# Challenge
Every record should be copied exactly, except that pictures are to be omitted.
[Start of Data to use]
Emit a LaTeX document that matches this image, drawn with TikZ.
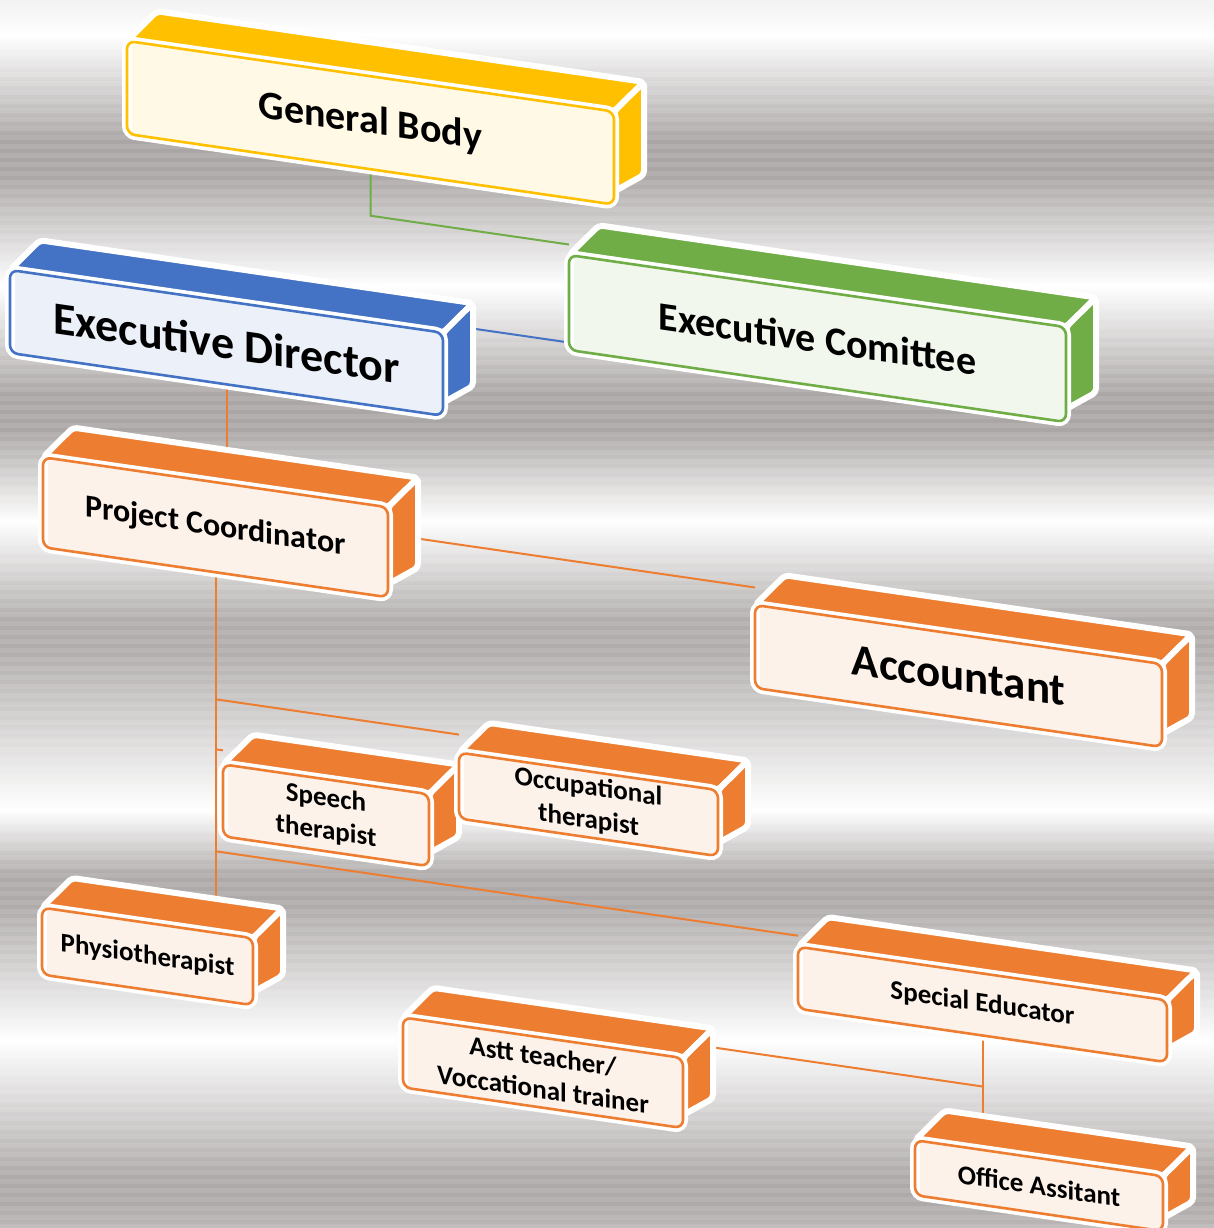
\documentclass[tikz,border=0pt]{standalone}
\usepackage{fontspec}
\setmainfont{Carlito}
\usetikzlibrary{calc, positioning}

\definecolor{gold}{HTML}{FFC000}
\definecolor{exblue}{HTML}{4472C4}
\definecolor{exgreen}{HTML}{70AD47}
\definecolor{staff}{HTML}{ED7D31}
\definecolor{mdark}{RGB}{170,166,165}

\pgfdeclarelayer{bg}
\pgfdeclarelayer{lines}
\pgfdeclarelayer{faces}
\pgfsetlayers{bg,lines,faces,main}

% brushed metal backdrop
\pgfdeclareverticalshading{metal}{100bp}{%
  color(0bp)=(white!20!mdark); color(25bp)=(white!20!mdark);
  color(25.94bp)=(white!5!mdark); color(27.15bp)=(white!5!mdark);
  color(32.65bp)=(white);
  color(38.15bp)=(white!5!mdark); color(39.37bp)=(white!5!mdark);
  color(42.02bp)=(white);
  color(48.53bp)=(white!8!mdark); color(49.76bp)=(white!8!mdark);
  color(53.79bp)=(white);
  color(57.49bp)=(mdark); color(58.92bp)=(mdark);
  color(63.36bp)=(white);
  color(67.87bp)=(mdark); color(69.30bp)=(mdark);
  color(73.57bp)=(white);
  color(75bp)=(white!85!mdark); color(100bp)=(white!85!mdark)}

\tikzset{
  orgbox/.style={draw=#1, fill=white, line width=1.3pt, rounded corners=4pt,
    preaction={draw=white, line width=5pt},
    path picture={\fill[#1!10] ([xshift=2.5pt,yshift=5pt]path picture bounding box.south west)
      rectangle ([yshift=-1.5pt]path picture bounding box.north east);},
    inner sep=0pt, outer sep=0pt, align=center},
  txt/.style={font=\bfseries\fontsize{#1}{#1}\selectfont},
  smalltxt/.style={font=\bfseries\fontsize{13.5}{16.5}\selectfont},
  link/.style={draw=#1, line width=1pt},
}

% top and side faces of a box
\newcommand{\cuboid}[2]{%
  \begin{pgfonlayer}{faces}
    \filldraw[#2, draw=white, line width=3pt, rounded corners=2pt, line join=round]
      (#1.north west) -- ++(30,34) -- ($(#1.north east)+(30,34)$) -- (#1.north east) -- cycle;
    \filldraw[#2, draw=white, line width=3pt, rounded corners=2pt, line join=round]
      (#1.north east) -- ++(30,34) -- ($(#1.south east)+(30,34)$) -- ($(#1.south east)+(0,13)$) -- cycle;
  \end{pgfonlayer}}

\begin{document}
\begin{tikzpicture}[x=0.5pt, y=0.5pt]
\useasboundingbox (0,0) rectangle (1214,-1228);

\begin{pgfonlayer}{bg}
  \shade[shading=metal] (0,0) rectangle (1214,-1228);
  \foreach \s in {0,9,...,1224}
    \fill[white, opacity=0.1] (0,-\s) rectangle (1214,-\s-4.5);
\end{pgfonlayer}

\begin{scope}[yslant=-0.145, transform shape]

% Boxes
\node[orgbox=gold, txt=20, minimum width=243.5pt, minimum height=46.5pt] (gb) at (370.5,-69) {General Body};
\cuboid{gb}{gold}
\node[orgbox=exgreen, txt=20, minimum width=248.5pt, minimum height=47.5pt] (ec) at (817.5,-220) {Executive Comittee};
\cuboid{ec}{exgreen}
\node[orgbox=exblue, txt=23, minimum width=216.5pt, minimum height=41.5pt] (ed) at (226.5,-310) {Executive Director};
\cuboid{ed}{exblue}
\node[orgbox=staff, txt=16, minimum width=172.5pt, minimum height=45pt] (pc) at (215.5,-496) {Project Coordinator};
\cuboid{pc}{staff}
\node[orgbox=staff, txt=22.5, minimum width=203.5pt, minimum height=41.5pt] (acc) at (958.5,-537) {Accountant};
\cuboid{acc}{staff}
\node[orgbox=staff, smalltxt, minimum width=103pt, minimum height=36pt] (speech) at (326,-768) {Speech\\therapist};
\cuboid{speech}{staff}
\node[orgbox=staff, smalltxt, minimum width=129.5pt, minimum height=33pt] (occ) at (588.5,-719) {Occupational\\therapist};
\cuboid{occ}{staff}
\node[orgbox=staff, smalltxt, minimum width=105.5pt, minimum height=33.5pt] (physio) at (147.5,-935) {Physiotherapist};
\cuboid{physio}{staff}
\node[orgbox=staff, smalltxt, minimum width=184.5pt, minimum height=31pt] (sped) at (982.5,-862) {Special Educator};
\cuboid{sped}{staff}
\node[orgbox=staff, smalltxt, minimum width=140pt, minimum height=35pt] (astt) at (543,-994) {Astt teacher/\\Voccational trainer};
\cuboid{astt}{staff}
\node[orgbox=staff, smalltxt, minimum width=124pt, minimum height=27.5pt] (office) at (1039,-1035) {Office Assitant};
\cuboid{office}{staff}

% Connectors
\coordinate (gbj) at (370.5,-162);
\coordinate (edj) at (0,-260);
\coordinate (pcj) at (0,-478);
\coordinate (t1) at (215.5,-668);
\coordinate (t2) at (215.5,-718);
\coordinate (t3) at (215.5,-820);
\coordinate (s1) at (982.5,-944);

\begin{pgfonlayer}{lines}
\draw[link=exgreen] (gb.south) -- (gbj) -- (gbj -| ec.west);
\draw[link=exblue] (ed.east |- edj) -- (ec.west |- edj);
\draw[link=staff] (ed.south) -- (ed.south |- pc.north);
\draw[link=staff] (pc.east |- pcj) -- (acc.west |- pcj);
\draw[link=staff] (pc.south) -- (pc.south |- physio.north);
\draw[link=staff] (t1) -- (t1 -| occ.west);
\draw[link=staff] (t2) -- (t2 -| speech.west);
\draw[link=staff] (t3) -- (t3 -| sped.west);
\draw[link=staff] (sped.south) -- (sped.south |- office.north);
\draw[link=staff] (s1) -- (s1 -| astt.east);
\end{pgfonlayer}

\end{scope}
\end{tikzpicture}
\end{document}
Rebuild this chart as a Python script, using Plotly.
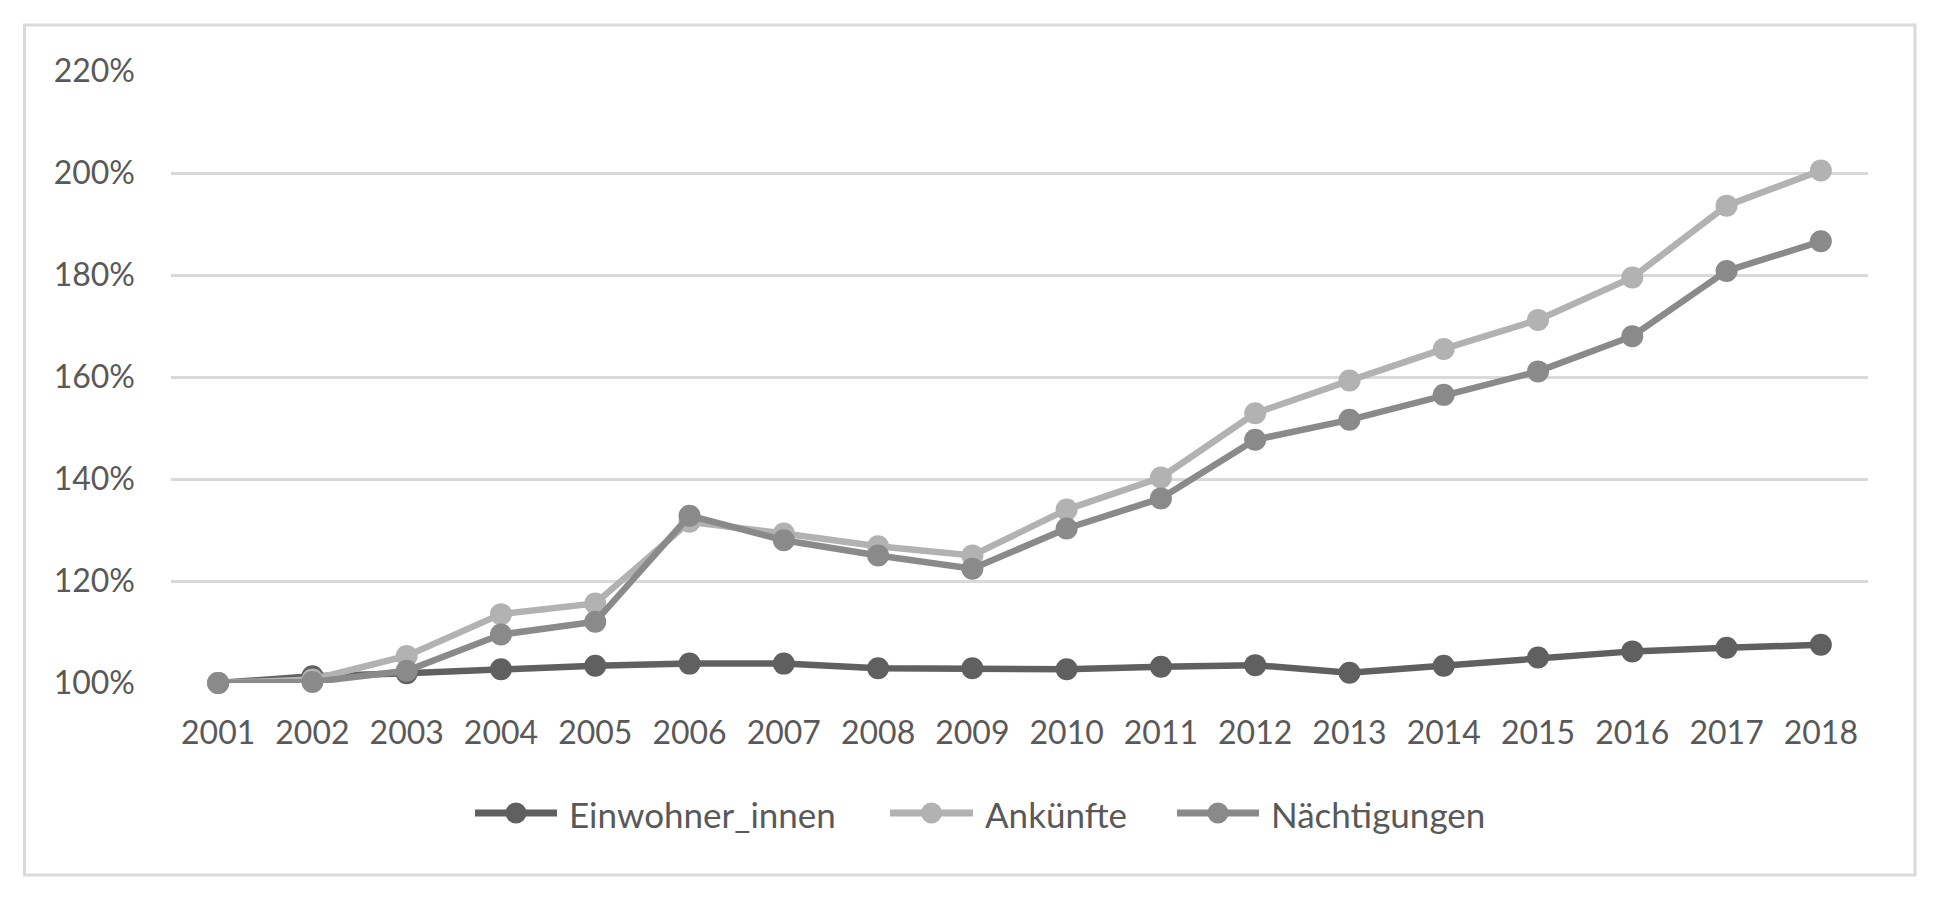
[End of Data to use]
# Full response
Emit a LaTeX document that matches this image, drawn with TikZ.
\documentclass[tikz,border=0pt]{standalone}
\usepackage{fontspec}
\setmainfont{Carlito}
\usetikzlibrary{calc, positioning}

\definecolor{gold}{HTML}{FFC000}
\definecolor{exblue}{HTML}{4472C4}
\definecolor{exgreen}{HTML}{70AD47}
\definecolor{staff}{HTML}{ED7D31}
\definecolor{mdark}{RGB}{170,166,165}

\pgfdeclarelayer{bg}
\pgfdeclarelayer{lines}
\pgfdeclarelayer{faces}
\pgfsetlayers{bg,lines,faces,main}

% brushed metal backdrop
\pgfdeclareverticalshading{metal}{100bp}{%
  color(0bp)=(white!20!mdark); color(25bp)=(white!20!mdark);
  color(25.94bp)=(white!5!mdark); color(27.15bp)=(white!5!mdark);
  color(32.65bp)=(white);
  color(38.15bp)=(white!5!mdark); color(39.37bp)=(white!5!mdark);
  color(42.02bp)=(white);
  color(48.53bp)=(white!8!mdark); color(49.76bp)=(white!8!mdark);
  color(53.79bp)=(white);
  color(57.49bp)=(mdark); color(58.92bp)=(mdark);
  color(63.36bp)=(white);
  color(67.87bp)=(mdark); color(69.30bp)=(mdark);
  color(73.57bp)=(white);
  color(75bp)=(white!85!mdark); color(100bp)=(white!85!mdark)}

\tikzset{
  orgbox/.style={draw=#1, fill=white, line width=1.3pt, rounded corners=4pt,
    preaction={draw=white, line width=5pt},
    path picture={\fill[#1!10] ([xshift=2.5pt,yshift=5pt]path picture bounding box.south west)
      rectangle ([yshift=-1.5pt]path picture bounding box.north east);},
    inner sep=0pt, outer sep=0pt, align=center},
  txt/.style={font=\bfseries\fontsize{#1}{#1}\selectfont},
  smalltxt/.style={font=\bfseries\fontsize{13.5}{16.5}\selectfont},
  link/.style={draw=#1, line width=1pt},
}

% top and side faces of a box
\newcommand{\cuboid}[2]{%
  \begin{pgfonlayer}{faces}
    \filldraw[#2, draw=white, line width=3pt, rounded corners=2pt, line join=round]
      (#1.north west) -- ++(30,34) -- ($(#1.north east)+(30,34)$) -- (#1.north east) -- cycle;
    \filldraw[#2, draw=white, line width=3pt, rounded corners=2pt, line join=round]
      (#1.north east) -- ++(30,34) -- ($(#1.south east)+(30,34)$) -- ($(#1.south east)+(0,13)$) -- cycle;
  \end{pgfonlayer}}

\begin{document}
\begin{tikzpicture}[x=0.5pt, y=0.5pt]
\useasboundingbox (0,0) rectangle (1214,-1228);

\begin{pgfonlayer}{bg}
  \shade[shading=metal] (0,0) rectangle (1214,-1228);
  \foreach \s in {0,9,...,1224}
    \fill[white, opacity=0.1] (0,-\s) rectangle (1214,-\s-4.5);
\end{pgfonlayer}

\begin{scope}[yslant=-0.145, transform shape]

% Boxes
\node[orgbox=gold, txt=20, minimum width=243.5pt, minimum height=46.5pt] (gb) at (370.5,-69) {General Body};
\cuboid{gb}{gold}
\node[orgbox=exgreen, txt=20, minimum width=248.5pt, minimum height=47.5pt] (ec) at (817.5,-220) {Executive Comittee};
\cuboid{ec}{exgreen}
\node[orgbox=exblue, txt=23, minimum width=216.5pt, minimum height=41.5pt] (ed) at (226.5,-310) {Executive Director};
\cuboid{ed}{exblue}
\node[orgbox=staff, txt=16, minimum width=172.5pt, minimum height=45pt] (pc) at (215.5,-496) {Project Coordinator};
\cuboid{pc}{staff}
\node[orgbox=staff, txt=22.5, minimum width=203.5pt, minimum height=41.5pt] (acc) at (958.5,-537) {Accountant};
\cuboid{acc}{staff}
\node[orgbox=staff, smalltxt, minimum width=103pt, minimum height=36pt] (speech) at (326,-768) {Speech\\therapist};
\cuboid{speech}{staff}
\node[orgbox=staff, smalltxt, minimum width=129.5pt, minimum height=33pt] (occ) at (588.5,-719) {Occupational\\therapist};
\cuboid{occ}{staff}
\node[orgbox=staff, smalltxt, minimum width=105.5pt, minimum height=33.5pt] (physio) at (147.5,-935) {Physiotherapist};
\cuboid{physio}{staff}
\node[orgbox=staff, smalltxt, minimum width=184.5pt, minimum height=31pt] (sped) at (982.5,-862) {Special Educator};
\cuboid{sped}{staff}
\node[orgbox=staff, smalltxt, minimum width=140pt, minimum height=35pt] (astt) at (543,-994) {Astt teacher/\\Voccational trainer};
\cuboid{astt}{staff}
\node[orgbox=staff, smalltxt, minimum width=124pt, minimum height=27.5pt] (office) at (1039,-1035) {Office Assitant};
\cuboid{office}{staff}

% Connectors
\coordinate (gbj) at (370.5,-162);
\coordinate (edj) at (0,-260);
\coordinate (pcj) at (0,-478);
\coordinate (t1) at (215.5,-668);
\coordinate (t2) at (215.5,-718);
\coordinate (t3) at (215.5,-820);
\coordinate (s1) at (982.5,-944);

\begin{pgfonlayer}{lines}
\draw[link=exgreen] (gb.south) -- (gbj) -- (gbj -| ec.west);
\draw[link=exblue] (ed.east |- edj) -- (ec.west |- edj);
\draw[link=staff] (ed.south) -- (ed.south |- pc.north);
\draw[link=staff] (pc.east |- pcj) -- (acc.west |- pcj);
\draw[link=staff] (pc.south) -- (pc.south |- physio.north);
\draw[link=staff] (t1) -- (t1 -| occ.west);
\draw[link=staff] (t2) -- (t2 -| speech.west);
\draw[link=staff] (t3) -- (t3 -| sped.west);
\draw[link=staff] (sped.south) -- (sped.south |- office.north);
\draw[link=staff] (s1) -- (s1 -| astt.east);
\end{pgfonlayer}

\end{scope}
\end{tikzpicture}
\end{document}
Rebuild this chart as a Python script, using Plotly.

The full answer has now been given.